Aboriginal and Torres Strait Islander People
We are proud to be a sector leader in Indigenous employment. Our NeW Futures Strategic Plan 2016 - 2025 prioritises the embedding of Indigenous knowledge across the University to nurture an awareness of issues and a strong commitment to social justice.
We are a university of excellence for Indigenous employment, education and research and we have the highest number of Indigenous staff of any university in Australia.
Aboriginal and Torres Strait Islander people currently make up 2.8 per cent of our staff. Our Aboriginal and Torres Strait Islander Employment Strategy Maligagu (PDF, 2.45MB) focuses on attracting quality applications for academic and professional positions at all levels across the University. We provide an internal environment that promotes professional and personal growth for Indigenous staff and develop strong collaboration with relevant community organisations.
The Wollotuka Institute
The Wollotuka Institute is guided by the teachings of our Nguraki (elders/cultural mentors) whose wisdoms are respected and honoured. Our Nguraki and community played a pivotal role in shaping and developing a locally defined set of Cultural Standards which reflect and embrace the cultural essence to which our goals are directed and to guide how we operate.
In the language of the Awabakal people "Wollotuka" means "eating and meeting place".
The Wollotuka Institute is guided by the teachings of our Nguraki (elders/cultural mentors) whose wisdoms are respected and honoured. Our Nguraki and Community played a pivotal role in shaping and developing a locally defined set of Cultural Standards which reflect and embrace the cultural essence to which our goals are directed and to guide how we operate.
We acknowledge the traditional Aboriginal owners of the lands on which our offices are located:
The Pambalong Clan of the Awabakal Nation - Newcastle Campus at Callaghan
Darkinung People - Central Coast Campus at Ourimbah
Biripai People - Port Macquarie Campus
and also acknowledge and pay respect to the other Aboriginal and Torres Strait Islander nations from which our students, staff and community are drawn.
A leader in Indigenous education
Wollotuka is committed to the advancement and leadership of Indigenous education at a local, national and global level. It also continues to draw strength from culture, communities and past journeys.
Since 1983, Wollotuka has played an important role in representing and supporting Indigenous Australians studying at university. Through its work, Wollotuka and the University of Newcastle more broadly are regarded as leaders in Indigenous education in Australia.
In 2015 Wollotuka received Australia's first World Indigenous Nations Higher Education Consortium accreditation, recognising its strong outcomes within Australian Indigenous Higher Education.
Wollotuka consolidates all Indigenous activities of the University under one strategic and operational body. This whole-of university approach was highlighted as an example of best practice in the 2012 Behrendt Review. The institute also proudly adheres to the Indigenous Education Statement:
- University of Newcastle - 2018 - ISSP Performance and Finance Report (PDF, 1.1MB)

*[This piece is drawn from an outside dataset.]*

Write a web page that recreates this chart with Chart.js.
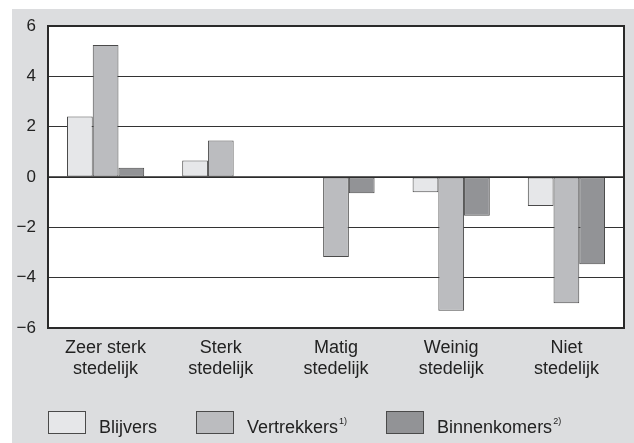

- University of Newcastle - 2017 - ISSP Performance and Finance Report (PDF, 1.4MB)
- UON Indigenous Education Statement - 2016 Academic Year (PDF, 502KB)
- UON Indigenous Education Statement - 2015 Academic Year (PDF, 455KB)
The functions of The Wollotuka Institute incorporate:
- Teaching and Learning
- Research and innovation
- Indigenous Student Engagement and Experience
- Community Engagement
- Indigenous Staff Employment and Development
Indigenous-led governance and management
Our Nguraki pave the way and guide us through our governance and leadership structures providing valued input and advice, which is honoured and respected by the Wollotuka Community.
Wollotuka is an all-Indigenous staffed unit overseen by an all-Indigenous Board of Aboriginal and Torres Strait Islander Education and Research. Its management and governance structures set it apart from all other higher education Indigenous units in Australia. Board members include community representatives with skills and experience in Indigenous educational and community matters. Consultation with Indigenous communities is integral to the University's approach to supporting Indigenous education.
The announcement of an inaugural Pro Vice-Chancellor, Indigenous Education and Research position in 2016 will see this new cross-institutional executive leadership role take responsibility for embedding and championing Indigenous education and research throughout the University, and for overseeing the work of The Wollotuka Institute.
This leadership structure provides a dynamic decision-making process which will continue to achieve outstanding results, setting the benchmark for the other 38 Indigenous Centres within Australian universities.